• [COLLECTED MATERIAL]:
===============

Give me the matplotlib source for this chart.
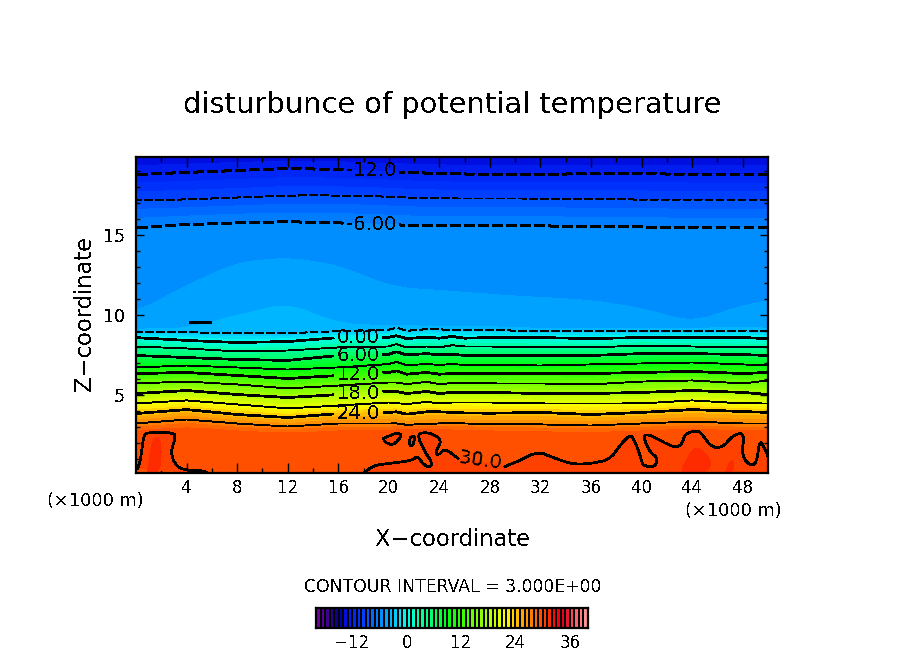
import numpy as np
import matplotlib
matplotlib.use("Agg")
import matplotlib.pyplot as plt
from matplotlib.colors import LinearSegmentedColormap, ListedColormap, BoundaryNorm

plt.rcParams['font.family'] = ['DejaVu Sans']
plt.rcParams['text.antialiased'] = False

W, H = 904, 654

# x stations (x1000 m) where contour heights were read
x_st = [0, 4, 8, 12, 16, 20, 20.6, 21.4, 23, 24, 25, 26, 28, 32, 36, 40, 44, 48, 50]
# heights (z, x1000 m) of each isotherm at the x stations
z_m14 = [20.0] * 19
z_m13 = [19.3, 19.4, 19.5, 19.6, 19.55, 19.45, 19.4, 19.4, 19.38, 19.35, 19.33, 19.32, 19.3, 19.3, 19.33, 19.33, 19.3, 19.3, 19.3]
z_m12 = [18.75, 18.88, 19.0, 19.13, 19.06, 18.94, 18.88, 18.88, 18.84, 18.81, 18.8, 18.78, 18.75, 18.75, 18.81, 18.81, 18.75, 18.75, 18.75]
z_m9 = [17.13, 17.19, 17.31, 17.44, 17.44, 17.38, 17.31, 17.31, 17.28, 17.25, 17.25, 17.25, 17.25, 17.25, 17.19, 17.19, 17.13, 17.13, 17.13]
z_m6 = [15.44, 15.63, 15.75, 15.81, 15.75, 15.63, 15.63, 15.56, 15.56, 15.56, 15.56, 15.56, 15.56, 15.56, 15.5, 15.5, 15.44, 15.44, 15.44]
z_m5 = [10.13, 11.81, 13.25, 13.56, 13.06, 11.81, 11.69, 11.63, 11.56, 11.5, 11.44, 11.38, 11.25, 11.06, 10.88, 10.38, 9.5, 10.56, 10.88]
z_m4 = [9.06, 9.13, 9.94, 10.69, 9.44, 9.25, 9.35, 9.2, 9.28, 9.28, 9.2, 9.22, 9.22, 9.13, 9.13, 9.13, 9.13, 9.19, 9.13]
z_m3 = [8.88, 8.88, 8.81, 8.81, 8.94, 9.04, 9.19, 8.98, 9.08, 9.08, 9.0, 9.04, 9.04, 8.94, 8.94, 8.94, 8.94, 9.0, 8.94]
z_0 = [8.56, 8.38, 8.25, 8.31, 8.56, 8.58, 8.67, 8.5, 8.58, 8.52, 8.63, 8.52, 8.56, 8.56, 8.5, 8.56, 8.56, 8.56, 8.5]
z_3 = [8.0, 7.88, 7.69, 7.75, 7.94, 8.0, 8.15, 7.94, 8.0, 7.94, 8.08, 8.0, 8.0, 7.94, 7.94, 8.06, 8.0, 7.94, 7.94]
z_6 = [7.44, 7.31, 7.19, 7.13, 7.44, 7.52, 7.67, 7.48, 7.56, 7.48, 7.52, 7.44, 7.46, 7.44, 7.44, 7.56, 7.56, 7.5, 7.44]
z_9 = [6.69, 6.81, 6.69, 6.56, 6.69, 6.9, 7.04, 6.83, 6.9, 6.85, 6.9, 6.85, 6.85, 6.81, 6.88, 6.94, 7.0, 6.88, 6.81]
z_12 = [6.31, 6.38, 6.19, 6.0, 6.19, 6.38, 6.48, 6.27, 6.38, 6.27, 6.31, 6.31, 6.31, 6.31, 6.31, 6.38, 6.44, 6.31, 6.38]
z_15 = [5.69, 5.81, 5.63, 5.38, 5.56, 5.75, 5.75, 5.65, 5.79, 5.65, 5.71, 5.69, 5.69, 5.69, 5.63, 5.81, 5.88, 5.69, 5.88]
z_18 = [5.06, 5.25, 5.0, 4.81, 5.0, 5.19, 5.19, 5.06, 5.19, 5.06, 5.13, 5.13, 5.13, 5.06, 5.06, 5.13, 5.25, 5.13, 5.0]
z_21 = [4.44, 4.63, 4.38, 4.13, 4.31, 4.5, 4.46, 4.4, 4.54, 4.44, 4.5, 4.5, 4.5, 4.44, 4.44, 4.44, 4.63, 4.44, 4.44]
z_24 = [3.81, 4.06, 3.75, 3.56, 3.81, 3.88, 3.92, 3.77, 3.92, 3.92, 3.88, 3.85, 3.83, 3.88, 3.75, 3.88, 4.06, 3.94, 3.88]
z_27 = [3.19, 3.44, 3.19, 3.0, 3.19, 3.19, 3.19, 3.1, 3.15, 3.19, 3.25, 3.19, 3.15, 3.13, 3.06, 3.19, 3.31, 3.19, 3.19]
z_28 = [2.95, 3.2, 2.95, 2.8, 2.95, 2.95, 3.0, 3.0, 3.0, 3.0, 3.0, 2.98, 2.95, 2.9, 2.85, 2.95, 3.05, 2.95, 2.95]
z_29 = [2.75, 2.95, 2.75, 2.6, 2.75, 2.75, 2.8, 2.8, 2.8, 2.8, 2.8, 2.78, 2.75, 2.7, 2.65, 2.75, 2.85, 2.75, 2.75]
z_sfc = [0.0] * 19

isotherms = [29.6, 29, 28, 27, 24, 21, 18, 15, 12, 9, 6, 3, 0, -3, -4, -5, -6, -9, -12, -13, -14]
iso_heights = [z_sfc, z_29, z_28, z_27, z_24, z_21, z_18, z_15, z_12, z_9, z_6, z_3, z_0,
               z_m3, z_m4, z_m5, z_m6, z_m9, z_m12, z_m13, z_m14]
smooth_isotherms = [-4, -5, -6, -9, -12, -13]

# the 30 K isotherm near the ground, traced
c30_left_x = [.13, .36, .6, .92, 2.97, 3.13, 2.73, 3.13, 3.92, 5.26, 5.73]
c30_left_z = [.38, .88, 2.44, 2.63, 2.63, 2.31, 1.38, .56, .25, .25, .06]
c30_a_x = [17.98, 18.77, 19.95, 21.93, 22.25, 22.72, 23.27, 23.43, 22.87, 22.25, 22.64, 23.43, 24.22, 23.66, 23.9, 24.45, 25.48]
c30_a_z = [.06, .56, .69, .88, 1.19, .63, .44, .75, 1.38, 2.44, 2.63, 2.56, 2.13, 1.38, 1.19, 1.63, 1.0]
c30_b_x = [29.2, 30.38, 31.8, 32.99, 34.57, 36.07, 37.49, 38.28, 39.07, 39.46, 40.01, 40.09, 41.04, 41.28, 40.65, 40.09, 40.65,
           42.47, 43.18, 43.41, 44.36, 44.75, 45.54, 46.41, 47.2, 48.15, 47.91, 48.55, 49.1, 49.34, 49.89, 50.0]
c30_b_z = [.5, .88, 1.44, 1.06, .63, .69, .94, 1.81, 2.5, 2.13, .88, .56, .44, 1.06, 1.38, 2.44, 2.5,
           1.69, 1.81, 2.56, 2.75, 2.56, 1.69, 1.69, 2.44, 2.63, 1.19, .56, .69, 2.25, 1.38, 1.1]
c30_loop1_x = [19.56, 20.66, 21.06, 20.35, 19.72, 19.56]
c30_loop1_z = [2.25, 2.63, 2.44, 1.81, 2.0, 2.25]
c30_loop2_x = [21.69, 22.09, 21.93, 21.61, 21.69]
c30_loop2_z = [2.31, 2.44, 1.81, 1.81, 2.31]
# warmer patches (31 K)
p31_a_x = [43.25, 44.25, 45.6, 45.25, 43.25]
p31_a_z = [.44, 1.94, .88, .12, .12]
p31_b_x = [46.6, 47.15, 47.35, 46.6]
p31_b_z = [.12, 1.06, .25, .12]
p31_c_x = [.9, 1.3, 2.0, 1.95, .9]
p31_c_z = [.12, 2.3, 2.3, .12, .12]
small_x = [4.3, 5.9]
small_z = [9.5, 9.48]

color_T = [-20, -17, -15, -13.5, -10, -8, -6, -5, -4, -3, 0, 3, 6, 9, 12, 15, 18, 21, 22, 24, 27, 29, 31, 33, 35, 37, 40]
color_hex = ['#7a00a0', '#30008a', '#000090', '#0010e8', '#0038ff', '#0060ff', '#0088ff', '#0098ff', '#00aaff', '#00c4ff',
             '#00ffee', '#00ffa0', '#00ff60', '#00ff10', '#30ff00', '#70ff00', '#a8ff00', '#e8ff00', '#ffff00', '#ffc400',
             '#ff8800', '#ff5a00', '#ff3a00', '#ff0000', '#e00020', '#ff5060', '#ffa0a0']
bar_ticks = [-12, 0, 12, 24, 36]
x_ticks = [4, 8, 12, 16, 20, 24, 28, 32, 36, 40, 44, 48]
z_ticks = [5, 10, 15]
line_levels = [-12, -9, -6, -3, 0, 3, 6, 9, 12, 15, 18, 21, 24, 27]
label_fmt = {-12: '-12.0', -9: '', -6: '-6.00', -3: '', 0: '0.00', 3: '', 6: '6.00', 9: '', 12: '12.0', 15: '',
             18: '18.0', 21: '', 24: '24.0', 27: ''}
label_pos = [(18.6, 18.9), (18.6, 15.62), (17.6, 8.55), (17.6, 7.35), (17.6, 6.2), (17.6, 5.05), (17.6, 3.82)]

fill_levels = np.arange(-20, 41)
span = color_T[-1] - color_T[0]
base = LinearSegmentedColormap.from_list('gr', [((t - color_T[0]) / span, c) for t, c in zip(color_T, color_hex)])
cols = [base((l + 0.5 - color_T[0]) / span) for l in fill_levels[:-1]]
cmap = ListedColormap(cols)
norm = BoundaryNorm(fill_levels, cmap.N)


def smooth(x, z, n=2):
    p = np.column_stack([x, z])
    for _ in range(n):
        a = .75 * p[:-1] + .25 * p[1:]
        b = .25 * p[:-1] + .75 * p[1:]
        q = np.empty((2 * len(a), 2))
        q[0::2] = a
        q[1::2] = b
        p = np.vstack([p[:1], q, p[-1:]])
    return p[:, 0], p[:, 1]


xg = np.linspace(0, 50, 633)
zg = np.linspace(0, 20, 401)
heights = np.array([np.interp(xg, x_st, h) for h in iso_heights])
win = 41
for i, t in enumerate(isotherms):
    if t in smooth_isotherms:
        pad = np.pad(heights[i], win // 2, mode='edge')
        heights[i] = np.convolve(pad, np.ones(win) / win, mode='valid')
i_m3, i_m4 = isotherms.index(-3), isotherms.index(-4)
heights[i_m4] = np.maximum(heights[i_m4], heights[i_m3] + 0.06)
T = np.empty((len(zg), len(xg)))
for j in range(len(xg)):
    T[:, j] = np.interp(zg, heights[:, j], isotherms)

fig = plt.figure(figsize=(W / 100, H / 100), dpi=100, facecolor='white')
ax = fig.add_axes([136 / W, 1 - 472.5 / H, 632 / W, 316 / H])
ax.contourf(xg, zg, T, levels=fill_levels, cmap=cmap, norm=norm, antialiased=False)

c30 = cmap(norm(30.5))
c31 = cmap(norm(31.5))
ls_, zs_ = smooth(c30_left_x, c30_left_z)
ax.fill(ls_, zs_, color=c30, lw=0, zorder=2, antialiased=False)
ax_, az_ = smooth(c30_a_x, c30_a_z)
bx_, bz_ = smooth(c30_b_x, c30_b_z)
ax.fill(np.r_[ax_, bx_, 50, 18], np.r_[az_, bz_, 0, 0], color=c30, lw=0, zorder=2, antialiased=False)
for px, pz in [(c30_loop1_x, c30_loop1_z), (c30_loop2_x, c30_loop2_z)]:
    ax.fill(px, pz, color=c30, lw=0, zorder=2, antialiased=False)
for px, pz in [(p31_a_x, p31_a_z), (p31_b_x, p31_b_z), (p31_c_x, p31_c_z)]:
    sx, sz = smooth(px, pz)
    ax.fill(sx, sz, color=c31, lw=0, zorder=2.1, antialiased=False)

lws = [1.25 if l % 6 == 0 else 0.65 for l in line_levels]
lss = []
for l in line_levels:
    if l < 0:
        lss.append((0, (5.5, 2.8)) if l % 6 == 0 else (0, (8.0, 4.0)))
    else:
        lss.append('solid')
cs = ax.contour(xg, zg, T, levels=line_levels, colors='k', linewidths=lws, linestyles=lss, antialiased=False, zorder=3)
labs = ax.clabel(cs, fmt=label_fmt, manual=label_pos, inline=True, inline_spacing=3, fontsize=14, colors='k')
for t in labs:
    t.set_rotation(0)
    t.set_zorder(6)

for px, pz in [(c30_left_x, c30_left_z), (c30_a_x, c30_a_z), (c30_b_x, c30_b_z), (c30_loop1_x, c30_loop1_z), (c30_loop2_x, c30_loop2_z)]:
    sx, sz = smooth(px, pz)
    ax.plot(sx, sz, color='k', lw=1.25, antialiased=False, zorder=4)
ax.plot(small_x, small_z, color='k', lw=1.25, antialiased=False, zorder=4)
ax.text(27.3, 0.9, '30.0', fontsize=14, ha='center', va='center', rotation=-8, zorder=6)

ax.set_xlim(0, 50)
ax.set_ylim(0.125, 19.875)
ax.set_xticks(x_ticks)
ax.set_xticks(np.arange(2, 50, 4), minor=True)
ax.set_yticks(z_ticks)
ax.set_yticks([v for v in range(1, 20) if v % 5], minor=True)
ax.tick_params(which='major', axis='x', direction='in', top=True, bottom=True, length=7.2, width=1, labelsize=12, pad=5)
ax.tick_params(which='minor', axis='x', direction='in', top=True, bottom=True, length=3.6, width=1)
ax.tick_params(which='major', axis='y', direction='in', left=True, right=True, length=6, width=1, labelsize=12.5, pad=8)
ax.tick_params(which='minor', axis='y', direction='in', left=True, right=True, length=3, width=1)
for s in ax.spines.values():
    s.set_linewidth(1.6)
    s.set_zorder(10)


def ftext(px, py, s, **kw):
    fig.text(px / W, 1 - py / H, s, ha=kw.pop('ha', 'center'), va='center', **kw)


ftext(452.5, 105, 'disturbunce of potential temperature', fontsize=20.8)
ftext(452.5, 540, 'X\u2212coordinate', fontsize=16.3)
ftext(84, 313, 'Z\u2212coordinate', fontsize=16.3, rotation=90)
ftext(95.5, 501, '(\u00d71000 m)', fontsize=12.8)
ftext(733, 511, '(\u00d71000 m)', fontsize=12.8)
ftext(452.5, 586.5, 'CONTOUR INTERVAL = 3.000E+00', fontsize=12.4)

cax = fig.add_axes([316 / W, 1 - 627.5 / H, 272 / W, 20 / H])
cax.pcolormesh(fill_levels, [0, 1], np.array([fill_levels[:-1] + 0.5]), cmap=cmap, norm=norm, edgecolors='none', antialiased=False)
cax.vlines(fill_levels, 0, 1, colors='k', lw=1.1, antialiased=False)
cax.set_xlim(-20, 40)
cax.set_ylim(0, 1)
cax.set_yticks([])
cax.set_xticks(bar_ticks)
cax.set_xticklabels(['\u221212', '0', '12', '24', '36'])
cax.tick_params(axis='x', length=0, labelsize=12, pad=5)
for s in cax.spines.values():
    s.set_linewidth(1.6)

fig.savefig('out.png', dpi=100)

===============

• [EXERCISE]: Restate each line from the start of the listing through the line bearing "W, H = 904, 654" word for word. Drop the pictures.

• [RESPONSE TO THE TASK]:
Give me the matplotlib source for this chart.
import numpy as np
import matplotlib
matplotlib.use("Agg")
import matplotlib.pyplot as plt
from matplotlib.colors import LinearSegmentedColormap, ListedColormap, BoundaryNorm

plt.rcParams['font.family'] = ['DejaVu Sans']
plt.rcParams['text.antialiased'] = False

W, H = 904, 654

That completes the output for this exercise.